List of most asked Hive Interview Questions and Answers

Nixon Data List of most asked Hive Interview Questions and Answers
  1. What is Hive?

Hive is a data warehousing and SQL-like query language for Hadoop. It provides a way to manage and query large datasets stored in the Hadoop Distributed File System (HDFS) or other storage systems supported by Hadoop, using a SQL-like language called HiveQL.

  1. What are the main components of Hive?

The main components of Hive are:

  • HiveQL: Hive’s SQL-like query language.
  • Hive Metastore: A database that stores metadata about Hive tables and partitions.
  • HiveServer2: A service that provides a Thrift interface for clients to execute HiveQL queries.
  • Hive CLI: A command-line interface for executing HiveQL queries.
  1. What are Hive tables and partitions?

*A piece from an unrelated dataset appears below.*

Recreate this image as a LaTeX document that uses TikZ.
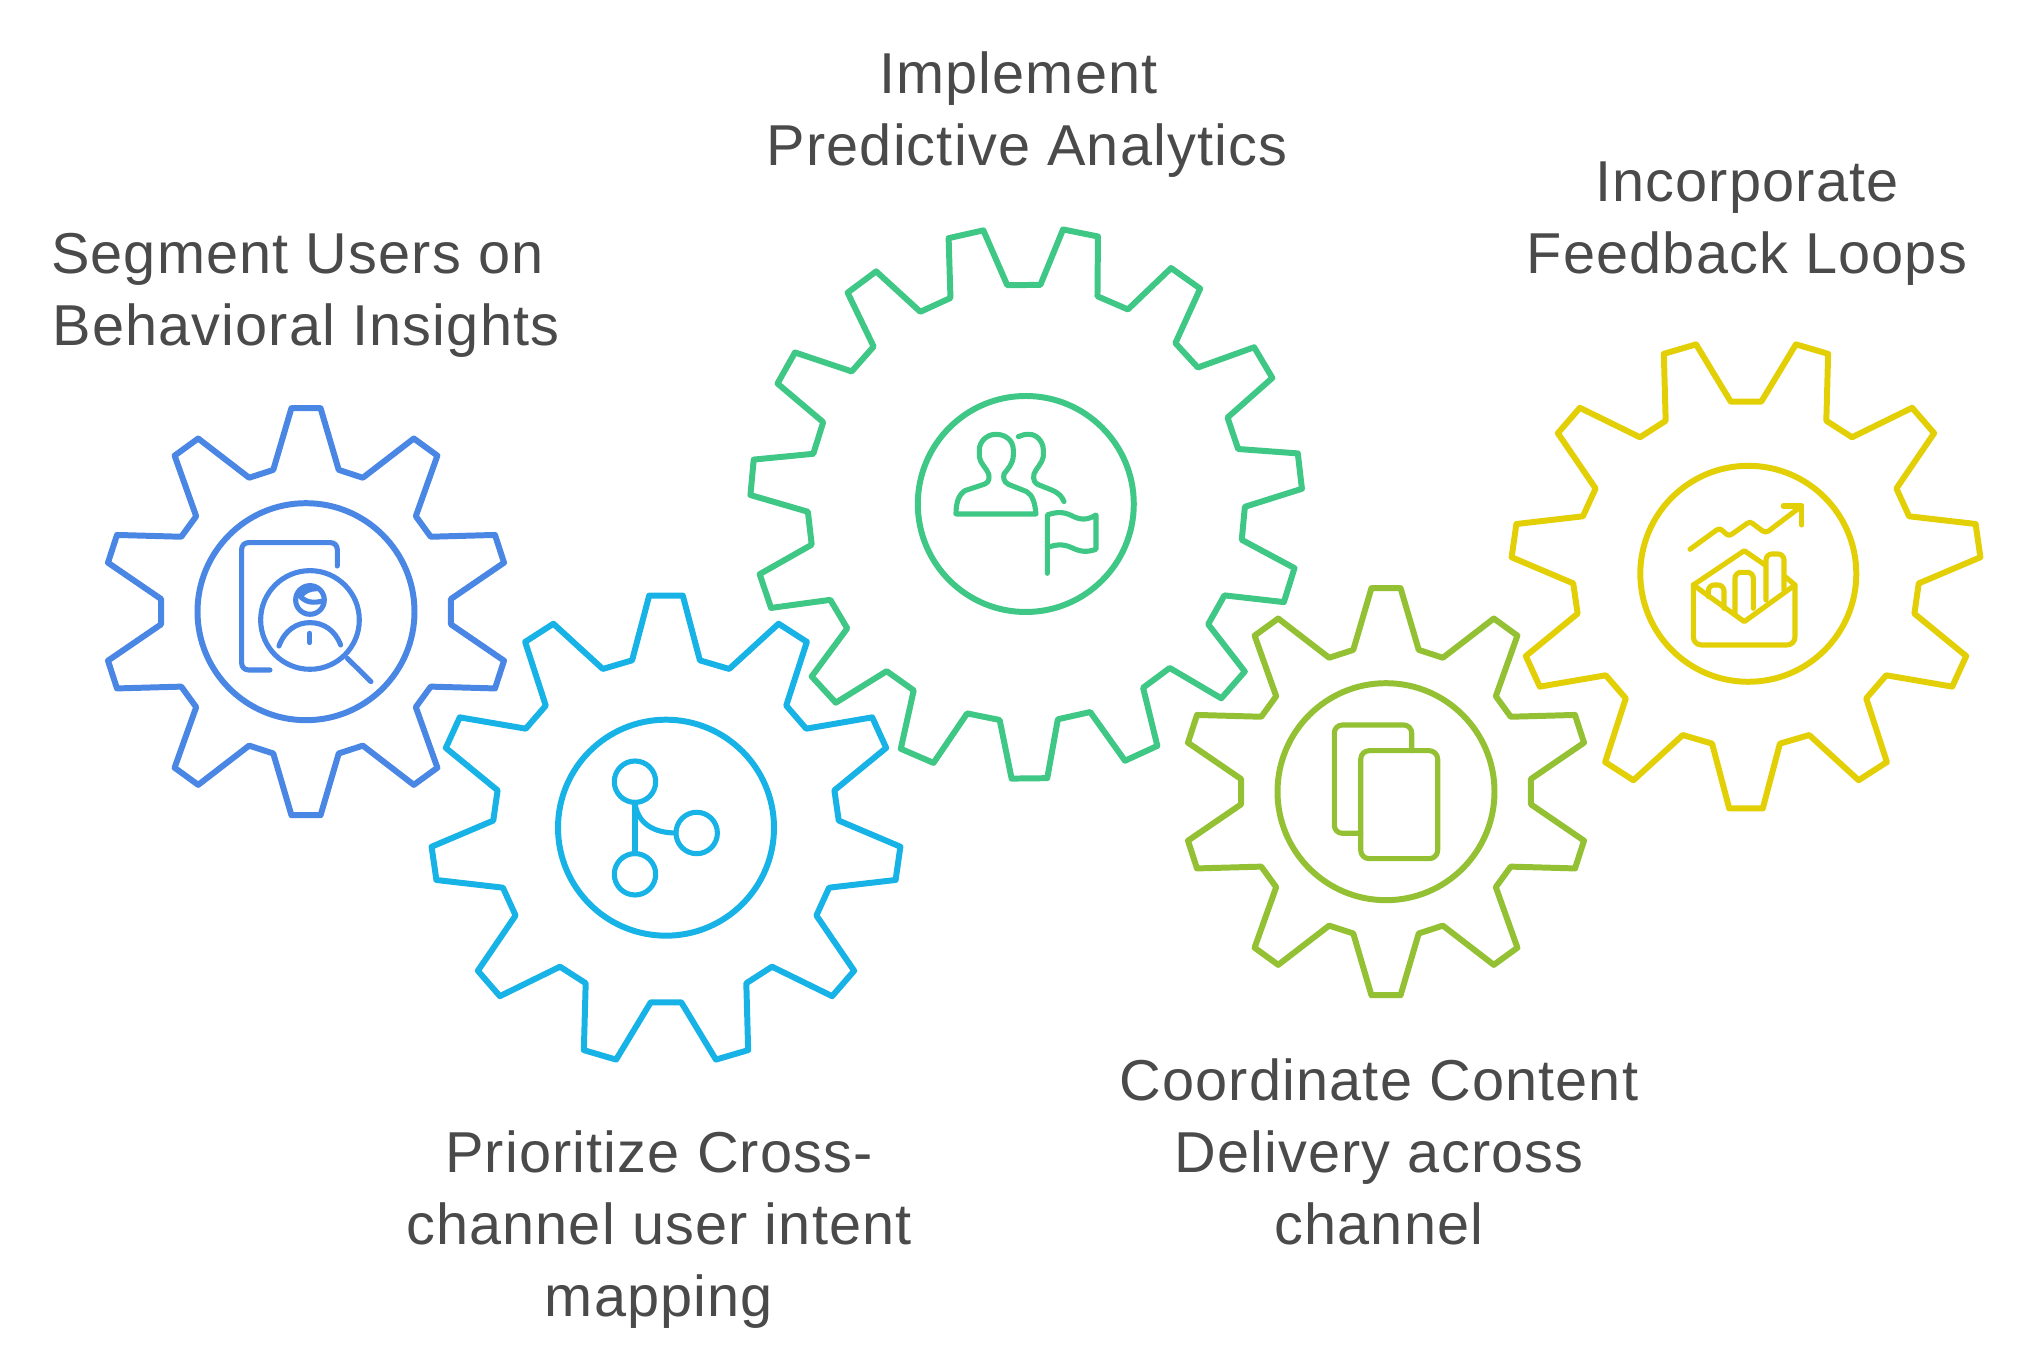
\documentclass[tikz,border=0pt]{standalone}
\usepackage{fontspec}
\setmainfont[LetterSpace=2]{Liberation Sans}
\definecolor{gearblue}{HTML}{4A86E4}
\definecolor{gearcyan}{HTML}{17B2E6}
\definecolor{geargreen}{HTML}{3FC785}
\definecolor{gearlime}{HTML}{94C133}
\definecolor{gearyellow}{HTML}{E3CF05}
\definecolor{labelgrey}{HTML}{4A4A4A}
\tikzset{
  gearline/.style={line width=1.7pt, line join=round},
  iconline/.style={line width=1.45pt, line join=round, line cap=round},
  gearlabel/.style={inner sep=0pt, align=center, text=labelgrey, font=\fontsize{16.4pt}{20.5pt}\selectfont}
}
\begin{document}
\begin{tikzpicture}[x=0.01cm, y=0.01cm]
        \useasboundingbox (0,0) rectangle (2020,-1368);
        % blue gear
        \begin{scope}[shift={(306,-611.7)}, gearblue]
        \draw [gearline] (94.1:204) \foreach \a in {90,54,...,-234} { -- (\a+4.1:204) -- (\a-4.1:204) -- (\a-13:145.5) -- (\a-23:145.5) } -- cycle;
        \draw [gearline] (0,0) circle (108.5);
        \end{scope}
        \begin{scope}[shift={(90,-400)}, scale=0.3333, gearblue, iconline]
        \draw [rounded corners=0.67mm] (742,-498) -- (742,-428) -- (455,-428) -- (455,-810) -- (540,-810);
        \draw (660,-660) circle (148);
        \draw (660,-600) circle (43);
        \draw (632,-590) .. controls (648,-608) and (672,-610) .. (698,-603);
        \draw (632,-590) .. controls (640,-574) and (660,-566) .. (682,-566);
        \draw (567,-738) .. controls (585,-690) and (620,-668) .. (660,-668) .. controls (700,-668) and (735,-690) .. (752,-735);
        \draw (659,-700) -- (659,-728);
        \draw (772,-775) -- (843,-845);
        \end{scope}
        % cyan gear
        \begin{scope}[shift={(666,-830)}, gearcyan]
        \draw [gearline] (94.1:235) \foreach \i in {0,...,10} { -- (90-\i*32.727+4.1:235) -- (90-\i*32.727-4.1:235) -- (90-\i*32.727-11.3:173) -- (90-\i*32.727-21.43:173) } -- cycle;
        \draw [gearline] (0,2.3) circle (108);
        \end{scope}
        \begin{scope}[gearcyan, iconline]
        \draw (635,-781.7) circle (20.7);
        \draw (635,-874.3) circle (20.7);
        \draw (696.7,-833) circle (20.7);
        \draw (635,-802.4) -- (635,-853.6);
        \draw (635,-802.4) .. controls (637,-822) and (652,-833) .. (676,-833);
        \end{scope}
        % green gear
        \begin{scope}[shift={(1026.3,-503)}, geargreen]
        \draw [gearline] (-85.65:276) \foreach \i in {0,...,14} { -- (-89.35-\i*24+3.7:276) -- (-89.35-\i*24-3.7:276) -- (-89.35-\i*24-7.65:218.6) -- (-89.35-\i*24-16.35:218.6) } -- cycle;
        \draw [gearline] (-0.5,-1) circle (108);
        \end{scope}
        \begin{scope}[shift={(880,-400)}, scale=0.3333, geargreen, iconline]
        \draw (228,-342) -- (468,-342) .. controls (465,-310) and (458,-285) .. (440,-275) -- (385,-253) .. controls (370,-245) and (370,-232) .. (372,-222) .. controls (385,-205) and (400,-190) .. (400,-165) -- (400,-150) .. controls (400,-120) and (375,-103) .. (348,-103) .. controls (320,-103) and (298,-125) .. (298,-150) -- (298,-170) .. controls (300,-190) and (320,-205) .. (326,-222) .. controls (328,-235) and (328,-245) .. (315,-252) -- (255,-272) .. controls (235,-285) and (228,-310) .. cycle;
        \draw (415,-110) .. controls (425,-105) and (435,-103) .. (448,-103) .. controls (470,-103) and (490,-125) .. (490,-150) -- (490,-170) .. controls (487,-190) and (468,-205) .. (462,-222) .. controls (458,-240) and (465,-250) .. (475,-254) -- (515,-270) .. controls (538,-280) and (546,-290) .. (552,-305);
        \draw (502,-520) -- (502,-345) .. controls (530,-335) and (550,-335) .. (575,-347) .. controls (600,-360) and (620,-362) .. (648,-345) -- (648,-448) .. controls (620,-458) and (600,-455) .. (575,-443) .. controls (550,-432) and (530,-432) .. (502,-443);
        \end{scope}
        % lime gear
        \begin{scope}[shift={(1386,-791.7)}, gearlime]
        \draw [gearline] (94.1:204) \foreach \a in {90,54,...,-234} { -- (\a+4.1:204) -- (\a-4.1:204) -- (\a-13:145.5) -- (\a-23:145.5) } -- cycle;
        \draw [gearline] (0,0) circle (108.5);
        \end{scope}
        \begin{scope}[gearlime, iconline]
        \draw [rounded corners=0.8mm] (1411.7,-750.7) -- (1411.7,-725) -- (1334.3,-725) -- (1334.3,-833.3) -- (1360.7,-833.3);
        \draw [rounded corners=0.85mm] (1360.7,-750.7) rectangle (1437.7,-858.7);
        \end{scope}
        % yellow gear
        \begin{scope}[shift={(1746,-574)}, gearyellow]
        \draw [gearline] (-85.9:235) \foreach \i in {0,...,10} { -- (-90-\i*32.727+4.1:235) -- (-90-\i*32.727-4.1:235) -- (-90-\i*32.727-11.3:173) -- (-90-\i*32.727-21.43:173) } -- cycle;
        \draw [gearline] (2.3,0.2) circle (108);
        \end{scope}
        \begin{scope}[shift={(1660,-480)}, scale=0.3333, gearyellow, iconline]
        \draw (90,-208) -- (170,-150) .. controls (176,-146) and (180,-146) .. (185,-150) -- (200,-163) .. controls (205,-167) and (210,-167) .. (215,-163) -- (262,-130) .. controls (267,-126) and (272,-126) .. (277,-130) -- (308,-153) .. controls (314,-157) and (320,-157) .. (326,-153) -- (425,-78);
        \draw (370,-78) -- (425,-78) -- (425,-135);
        \draw [rounded corners=0.8mm] (100,-315) -- (100,-495) -- (405,-495) -- (405,-315);
        \draw (100,-315) -- (253,-425) -- (405,-315) -- (378,-292);
        \draw (100,-315) -- (253,-212) -- (315,-255);
        \draw [rounded corners=0.6mm] (145,-350) -- (145,-315) -- (192,-315) -- (192,-385);
        \draw [rounded corners=0.6mm] (225,-400) -- (225,-277) -- (280,-277) -- (280,-385);
        \draw [rounded corners=0.6mm] (318,-360) -- (318,-222) -- (372,-222) -- (372,-330);
        \end{scope}
        % labels
        \node [gearlabel] (segment) at (306,-295) {Segment Users on~\mbox{}\\Behavioral Insights};
        \node [gearlabel] (prioritize) at (659,-1230) {Prioritize Cross-\\channel user intent\\mapping};
        \node [gearlabel] (implement) at (1027,-115) {Implement~\mbox{}\\Predictive Analytics};
        \node [gearlabel] (coordinate) at (1379,-1152) {Coordinate Content\\Delivery across\\channel};
        \node [gearlabel] (incorporate) at (1747,-224) {Incorporate\\Feedback Loops};
\end{tikzpicture}
\end{document}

Hive tables are logical structures that represent data stored in HDFS or other storage systems supported by Hadoop. Tables in Hive can be divided into partitions, which are sub-tables that contain data based on certain criteria (e.g., date, location, etc.). Partitions can be used to improve the performance of queries by only scanning the data that is relevant to the query.

  1. What are the main data types supported by Hive?

Hive supports the following data types:

  • Primitive data types: INT, BIGINT, SMALLINT, TINYINT, BOOLEAN, FLOAT, DOUBLE, STRING, BINARY
  • Complex data types: ARRAY, MAP, STRUCT, UNION